Because each call returns a new Series, you can chain multiple methods for readable pipelines:

clean = (df.name .str.strip() .str.title() .str.replace(r"[^A-Za-z ]", "", regex=True))

Leverage `regex=False` When Possible

If you only need literal replacements, disable regex to skip the overhead of pattern compilation.

Use `na=False` for Boolean Tests

Methods like .contains() accept na=False to treat missing values as False during filtering.

Common Mistakes & How to Fix Them

1. Looping Manually

Why it’s wrong: Python loops call the interpreter for every row, destroying performance.
Fix: Replace loops with a single .str method call.

2. Forgetting About `NaN` / `<NA>`

Why it’s wrong: Many string functions error out when they encounter NaN.
Fix: Use pandas’ nullable string dtype and the na parameter when available.

3. Overusing `apply()`

Why it’s wrong: apply with lambda executes Python per row and blocks vectorization.
Fix: Search the .str API first; 90% of tasks have a built-in solution.

Real-World Use Cases

Log parsing – Extract paths, status codes, or IPs from Apache logs.
Customer data cleaning – Normalize phone numbers, addresses, or names.
NLP preprocessing – Tokenize, stem, or lowercase large corpora before feeding to ML models.
E-commerce – Derive SKU prefixes, color variants, or size attributes.

Integration with Databases & SQL

Although vectorized string operations live in pandas, they pair nicely with SQL workflows:

Load data with pd.read_sql("SELECT * FROM events", conn).
Perform heavy text munging in pandas with .str.
Write results back using .to_sql() or CSV exports.

If you use a modern SQL editor like Galaxy, you can prototype the extraction logic in SQL and then mirror it in pandas for offline batch jobs.

Conclusion

Mastering vectorized string operations is one of the fastest ways to accelerate data cleaning and feature engineering in Python. By moving work from the Python interpreter into optimized C and Arrow kernels, you gain orders-of-magnitude speedups with code that is shorter, clearer, and easier to maintain.
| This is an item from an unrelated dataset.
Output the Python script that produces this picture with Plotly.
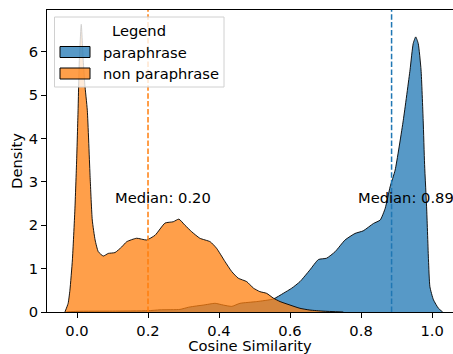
import plotly.graph_objects as go

# Paraphrase KDE
para_x = [-0.03, 0.0, 0.1, 0.2, 0.234, 0.29, 0.314, 0.337, 0.356, 0.389, 0.412, 0.436, 0.459,
          0.506, 0.553, 0.581, 0.605, 0.628, 0.656, 0.68, 0.703, 0.727, 0.755, 0.783, 0.806,
          0.835, 0.854, 0.868, 0.882, 0.896, 0.919, 0.938, 0.947, 0.954, 0.961, 0.969, 0.975,
          0.979, 0.985, 0.99, 0.994, 1.004, 1.018, 1.03]
para_y = [0.0, 0.015, 0.02, 0.03, 0.05, 0.06, 0.11, 0.14, 0.16, 0.2, 0.16, 0.13, 0.2,
          0.24, 0.30, 0.43, 0.55, 0.70, 0.97, 1.21, 1.24, 1.39, 1.66, 1.81, 1.87,
          2.04, 2.12, 2.39, 2.89, 3.27, 4.42, 5.58, 6.19, 6.34, 6.19, 5.58, 4.42,
          3.4, 2.35, 1.2, 0.58, 0.28, 0.085, 0.0]

# Non paraphrase KDE
nonpara_x = [-0.034, -0.025, -0.02, -0.013, -0.006, -0.001, 0.003, 0.0065, 0.012, 0.0175,
             0.022, 0.029, 0.037, 0.043, 0.051, 0.060, 0.074, 0.088, 0.107, 0.126, 0.14,
             0.168, 0.196, 0.22, 0.248, 0.271, 0.287, 0.304, 0.323, 0.346, 0.375, 0.393,
             0.417, 0.436, 0.454, 0.478, 0.497, 0.515, 0.534, 0.553, 0.572, 0.6, 0.628,
             0.656, 0.693, 0.75]
nonpara_y = [0.0, 0.2, 0.5, 1.2, 2.35, 3.5, 4.65, 5.8, 6.63, 5.8,
             5.25, 4.65, 3.1, 2.12, 1.66, 1.39, 1.29, 1.35, 1.37, 1.5, 1.62,
             1.70, 1.66, 1.77, 2.05, 2.08, 2.14, 2.0, 1.85, 1.70, 1.62, 1.47,
             1.16, 0.93, 0.78, 0.70, 0.55, 0.47, 0.43, 0.32, 0.24, 0.16, 0.085,
             0.045, 0.02, 0.0]

series_names = ["paraphrase", "non paraphrase"]
medians = [0.886, 0.20]
median_labels = ["Median: 0.89", "Median: 0.20"]
line_colors = ["#1f77b4", "#ff7f0e"]
fill_colors = ["rgba(31,119,180,0.75)", "rgba(255,127,14,0.75)"]
xs_all = [para_x, nonpara_x]
ys_all = [para_y, nonpara_y]

FS = 14.7
FONT = dict(family="DejaVu Sans", size=FS, color="black")
fig = go.Figure()
for i, name in enumerate(series_names):
    fig.add_trace(go.Scatter(
        x=xs_all[i], y=ys_all[i], name=name, mode="lines", fill="tozeroy",
        fillcolor=fill_colors[i], showlegend=False, hoverinfo="skip",
        line=dict(color="black", width=0.9, shape="spline", smoothing=0.5),
    ))

for i in [1, 0]:
    m = medians[i]
    fig.add_shape(type="line", xref="x", yref="paper", x0=m, x1=m, y0=0, y1=1,
                  line=dict(color=line_colors[i], width=1.5, dash="5.5px,2.4px"))
    fig.add_annotation(x=m - 0.1, y=2.5, xref="x", yref="y", text=median_labels[i],
                       showarrow=False, xanchor="left", yanchor="bottom", yshift=-4,
                       font=FONT)

# Legend box (matplotlib-style), in paper coordinates
PL, PT, PB, PW = 47, 10, 312, 406  # plot area pixels
def px_x(p): return (p - PL) / PW
def px_y(p): return (PB - p) / (PB - PT)

fig.add_shape(type="rect", xref="paper", yref="paper", layer="above",
              x0=px_x(54.5), x1=px_x(224), y0=px_y(87), y1=px_y(17),
              fillcolor="rgba(255,255,255,0.8)", line=dict(color="#d0d0d0", width=1))
fig.add_annotation(xref="paper", yref="paper", x=px_x(139), y=px_y(30), text="Legend",
                   showarrow=False, xanchor="center", yanchor="middle", font=FONT)
for i, name in enumerate(series_names):
    top = 46.5 + i * 21.5
    fig.add_shape(type="rect", xref="paper", yref="paper", layer="above",
                  x0=px_x(60), x1=px_x(90), y0=px_y(top + 11), y1=px_y(top),
                  fillcolor=fill_colors[i], line=dict(color="black", width=1))
    fig.add_annotation(xref="paper", yref="paper", x=px_x(101), y=px_y(top + 5.5),
                       text=name, showarrow=False, xanchor="left", yanchor="middle",
                       font=FONT)

fig.update_layout(
    width=453, height=354,
    margin=dict(l=47, r=0, t=10, b=42),
    paper_bgcolor="white", plot_bgcolor="white",
    font=FONT,
    showlegend=False,
    xaxis=dict(
        range=[-0.0845, 1.059], tickvals=[0.0, 0.2, 0.4, 0.6, 0.8, 1.0], tickformat=".1f",
        showgrid=False, zeroline=False, showline=True, linecolor="black", linewidth=1,
        mirror=True, ticks="outside", ticklen=5, tickcolor="black", tickfont=FONT,
        title=dict(text="Cosine Similarity", standoff=0, font=FONT),
    ),
    yaxis=dict(
        range=[0, 6.96], tickvals=[0, 1, 2, 3, 4, 5, 6],
        showgrid=False, zeroline=False, showline=True, linecolor="black", linewidth=1,
        ticks="outside", ticklen=5, tickcolor="black", tickfont=FONT,
        title=dict(text="Density", standoff=2, font=FONT),
    ),
)

fig.write_html("out.html", config={"displayModeBar": False},
               post_script="document.body.style.margin='0';document.body.style.overflow='hidden';")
Why Vectorized String Operations in Pandas is important

String cleaning is often the slowest part of ETL pipelines. Using pandas’ vectorized string operations you can cut processing time from minutes to seconds, freeing resources for analytics and machine learning. Understanding these tools is essential for data engineers who need reliable, scalable data preprocessing on commodity hardware.